Steven Muller, Share Lawyers
This presentation will touch generally on the following topics related to the assessment of psychological and psychiatric disability claims:
- Partial versus total disability.
- Exclusions for psychiatric claims - pre-existing condition exclusions, subjective claims, psychiatric claims.
- The duty to mitigate generally, and specifically, the requirement of appropriate treatment.
Allen Wynperle, Wynperle Personal Injury & Law Firm
Complete Inability Test (Post-104 weeks) Under the SABS
This presentation will focus on the definition of the complete inability test for both Income Replacement and Non-Earner Benefits. We will also discuss the proper causation test and how the courts have dealt with chronic pain syndrome over the last decade.
Meredith Jackson Donohue and Bevin Shores, Daniel & Partners
What Happens After You Release Your Report into the Wild: How Assessments are interpreted at Arbitration
Practical tips for improving the reliability of disability assessments based on the case law at arbitration.
Richard Morrison, Director, WSIB
Understanding how the Workplace Safety and Insurance Board assesses disabilities and permanent impairments due to mental and behavioural disorders related to workplace injuries.
The discussion will include how entitlement for psychological conditions are determined, dealing with temporary and/or permanent impairment, determining functional capacity for return to work.

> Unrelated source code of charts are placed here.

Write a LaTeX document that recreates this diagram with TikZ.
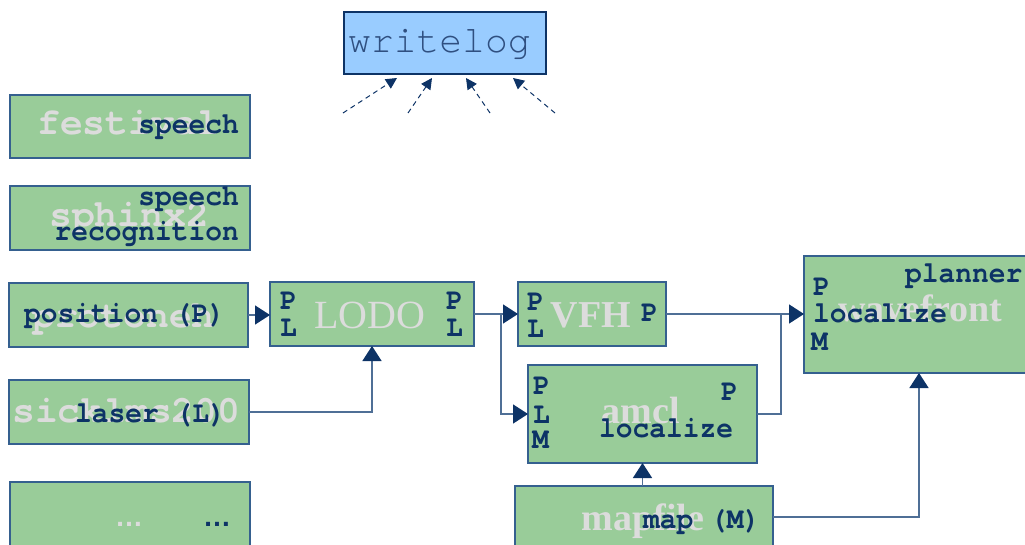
\documentclass[tikz,border=0pt]{standalone}
\usepackage{fontspec}
\setmainfont{Liberation Serif}
\newfontfamily\monof{texgyrecursor}[Extension=.otf, UprightFont=*-regular,
  BoldFont=*-bold, FakeStretch=0.93]
\newfontfamily\monog{texgyrecursor}[Extension=.otf, UprightFont=*-regular,
  BoldFont=*-bold]
\newfontfamily\sansf{Liberation Sans}
\usetikzlibrary{arrows.meta}

\definecolor{boxgreen}{HTML}{99CC99}
\definecolor{boxblue}{HTML}{99CCFF}
\definecolor{edge}{HTML}{35608F}
\definecolor{wire}{HTML}{4F6F96}
\definecolor{navy}{HTML}{0D3366}
\definecolor{ghost}{HTML}{DCDCDC}
\definecolor{logtext}{HTML}{2F4F80}

\tikzset{
  box/.style={draw=edge, fill=boxgreen, line width=1.4pt, inner sep=0pt,
    outer sep=0pt, anchor=north west},
  logbox/.style={box, fill=boxblue, draw=navy},
  lbl/.style={text=navy, inner sep=0pt, anchor=base west,
    font=\monof\bfseries\fontsize{30}{32}\selectfont},
  lblr/.style={lbl, anchor=base east},
  ghostm/.style={text=ghost, inner sep=0pt, anchor=base west,
    font=\monog\bfseries\fontsize{38}{40}\selectfont},
  ghostr/.style={text=ghost, inner sep=0pt, anchor=base,
    font=\fontsize{40}{42}\selectfont},
  ghostb/.style={ghostr, font=\bfseries\fontsize{38}{40}\selectfont},
  conn/.style={draw=wire, line width=1.5pt,
    -{Triangle[length=15pt,width=19pt,color=navy]}},
  plain/.style={draw=wire, line width=1.5pt},
  logarrow/.style={draw=navy, line width=1pt, dash pattern=on 5pt off 4pt,
    -{Triangle[length=11pt,width=11pt]}},
}

\begin{document}
\begin{tikzpicture}[x=1pt, y=-1pt]
\useasboundingbox (0,0) rectangle (1025,545);
\clip (0,0) rectangle (1025,545);

% ---- logger ----
\node[logbox, minimum width=202pt, minimum height=62pt] (wl) at (344,12) {};
\node[text=logtext, inner sep=0pt, anchor=base west,
  font=\monog\fontsize{38}{40}\selectfont] (wltxt) at (348,53) {writelog};

% ---- device and driver boxes ----
\node[box, minimum width=240pt, minimum height=63pt] (fest)  at (10,95)  {};
\node[box, minimum width=240pt, minimum height=64pt] (sphx)  at (10,186) {};
\node[box, minimum width=239pt, minimum height=64pt] (pos)   at (9,283)  {};
\node[box, minimum width=240pt, minimum height=64pt] (laser) at (9,380)  {};
\node[box, minimum width=240pt, minimum height=66pt] (dots)  at (10,482) {};
\node[box, minimum width=204pt, minimum height=64pt] (lodo)  at (270,282) {};
\node[box, minimum width=148pt, minimum height=64pt] (vfh)   at (518,282) {};
\node[box, minimum width=229pt, minimum height=98pt] (amcl)  at (528,365) {};
\node[box, minimum width=230pt, minimum height=117pt] (wave) at (804,256) {};
\node[box, minimum width=258pt, minimum height=62pt] (mapf)  at (515,486) {};

% ---- driver names ----
\node[ghostm] (g1) at (37,135)  {festival};
\node[ghostm] (g2) at (49,227)  {sphinx2};
\node[ghostm] (g3) at (32,327)  {protoneh};
\node[ghostm] (g4) at (12,422)  {sicklms200};
\node[text=ghost, inner sep=0pt, anchor=base west,
  font=\sansf\bfseries\fontsize{28}{30}\selectfont] (g5) at (115,526) {…};
\node[ghostr] (g6) at (370,328) {LODO};
\node[ghostb] (g7) at (591,327) {VFH};
\node[ghostb] (g8) at (641,423) {amcl};
\node[ghostb] (g9) at (920,321) {wavefront};
\node[ghostb] (g10) at (643,530) {mapfile};

% ---- interface labels ----
\node[lblr] (t1) at (239,134) {speech};
\node[lblr] (t2) at (239,206) {speech};
\node[lblr] (t3) at (239,241) {recognition};
\node[lbl] (t4) at (24,322) {position (P)};
\node[lbl] (t5) at (75,422) {laser (L)};
\node[text=navy, inner sep=0pt, anchor=base west,
  font=\sansf\bfseries\fontsize{28}{30}\selectfont] (t6) at (203,526) {…};

\node[lbl] (lp1) at (280,309) {P};
\node[lbl] (lp2) at (280,336) {L};
\node[lbl] (lp3) at (446,309) {P};
\node[lbl] (lp4) at (446,336) {L};

\node[lbl] (vp1) at (527,310) {P};
\node[lbl] (vp2) at (527,337) {L};
\node[lbl] (vp3) at (641,321) {P};

\node[lbl] (ap1) at (533,394) {P};
\node[lbl] (ap2) at (533,423) {L};
\node[lbl] (ap3) at (532,448) {M};
\node[lbl] (ap4) at (721,400) {P};
\node[lbl] (ap5) at (599,437) {localize};

\node[lbl] (wp1) at (905,283) {planner};
\node[lbl] (wp2) at (813,295) {P};
\node[lbl] (wp3) at (813,323) {localize};
\node[lbl] (wp4) at (811,350) {M};

\node[lbl] (mp1) at (643,528) {map (M)};

% ---- data flow ----
\coordinate (split) at (501,315);
\coordinate (merge) at (781,315);
\draw[conn] (pos.east) -- (pos.east -| lodo.west);
\draw[conn] (laser.east) -| (lodo.south);
\draw[conn] (lodo.east) -- (lodo.east -| vfh.west);
\draw[conn] (split) |- (amcl.west);
\draw[conn] (vfh.east) -- (vfh.east -| wave.west);
\draw[plain] (amcl.east) -| (merge);
\draw[conn] (mapf.north -| amcl.south) -- (amcl.south);
\draw[conn] (mapf.east) -| (wave.south);

% ---- log feeds ----
\coordinate (f1) at (343,113);
\coordinate (f2) at (408,113);
\coordinate (f3) at (490,113);
\coordinate (f4) at (555,113);
\draw[logarrow] (f1) -- ([xshift=53pt,yshift=-4pt]wl.south west);
\draw[logarrow] (f2) -- ([xshift=88pt,yshift=-4pt]wl.south west);
\draw[logarrow] (f3) -- ([xshift=122pt,yshift=-4pt]wl.south west);
\draw[logarrow] (f4) -- ([xshift=169pt,yshift=-4pt]wl.south west);
\end{tikzpicture}
\end{document}
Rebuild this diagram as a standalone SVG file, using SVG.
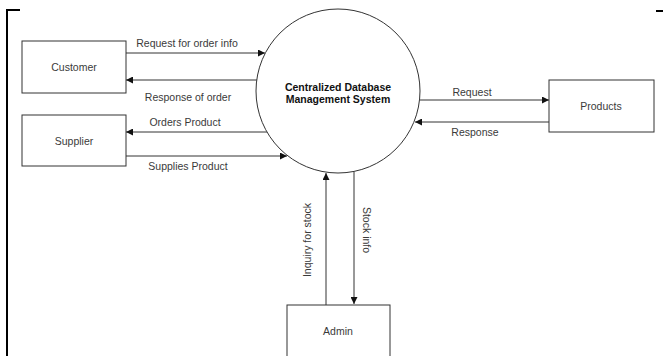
<svg xmlns="http://www.w3.org/2000/svg" width="663" height="356" viewBox="0 0 663 356">
<style>
.box{fill:#fff;stroke:#333;stroke-width:1}
.ln{stroke:#333;stroke-width:1;fill:none;marker-end:url(#ah)}
.t{font-family:"Liberation Sans",Arial,sans-serif;font-size:10.5px;fill:#3a3a3a}
.tc{text-anchor:middle}
.b{font-weight:bold;fill:#111}
</style>
<defs>
<marker id="ah" viewBox="0 0 10 10" refX="10" refY="5" markerWidth="8" markerHeight="7" markerUnits="userSpaceOnUse" orient="auto">
<path d="M0,0 L10,5 L0,10 z" fill="#111"/>
</marker>
</defs>
<rect width="663" height="356" fill="#fff"/>
<g id="frame" fill="none" stroke="#000" stroke-width="2">
<path d="M7,356 V10 H20"/>
<path d="M656,11 H663"/>
</g>
<g id="connectors">
<line class="ln" x1="126" y1="53" x2="265" y2="53"/>
<line class="ln" x1="257" y1="80" x2="126" y2="80"/>
<line class="ln" x1="267" y1="132" x2="126" y2="132"/>
<line class="ln" x1="126" y1="156" x2="287" y2="156"/>
<line class="ln" x1="420" y1="100" x2="549" y2="100"/>
<line class="ln" x1="549" y1="122" x2="415" y2="122"/>
<line class="ln" x1="326" y1="305" x2="326" y2="173"/>
<line class="ln" x1="354" y1="172" x2="354" y2="304"/>
<text class="t tc" x="187" y="47">Request for order info</text>
<text class="t tc" x="188" y="101">Response of order</text>
<text class="t tc" x="185" y="126">Orders Product</text>
<text class="t tc" x="188" y="170">Supplies Product</text>
<text class="t tc" x="472" y="96">Request</text>
<text class="t tc" x="475" y="136">Response</text>
<text class="t tc" transform="translate(311,240) rotate(-90)">Inquiry for stock</text>
<text class="t tc" transform="translate(363,230) rotate(90)">Stock info</text>
</g>
<g id="customer">
<rect class="box" x="22" y="41" width="104" height="52"/>
<text class="t tc" x="74" y="71">Customer</text>
</g>
<g id="supplier">
<rect class="box" x="22" y="115" width="104" height="51"/>
<text class="t tc" x="74" y="145">Supplier</text>
</g>
<g id="cdbms">
<circle cx="338" cy="91" r="82" fill="#fff" stroke="#333" stroke-width="1"/>
<text class="t tc b" x="338" y="91">Centralized Database</text>
<text class="t tc b" x="338" y="103">Management System</text>
</g>
<g id="products">
<rect class="box" x="549" y="80" width="105" height="52"/>
<text class="t tc" x="601" y="110">Products</text>
</g>
<g id="admin">
<rect class="box" x="287" y="305" width="103" height="60"/>
<text class="t tc" x="338" y="335">Admin</text>
</g>
</svg>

Dr. Lynne Lightfoot, Ph.D.
This presentation will provide an overview of the concept of "capacity" as defined within the legal framework provided by the Substitute Decisions Act, 1992.
When the NDP government of Ontario introduced new laws about advocacy, consent to treatment and substitute decision-making in 1992, there was considerable attention from the media and strong, anxious, public reaction. Although the original law as came into effect in march 1995, significant revisions were made in 1996, but very little public or professional education followed. This presentation will, therefore, review the types of capacity that are assessed by Designated Capacity assessors and will describe the legal tests associated with each of these types of capacity. The process of conducting capacity assessments will be compared and contrasted to the processes typically employed in psychological assessments.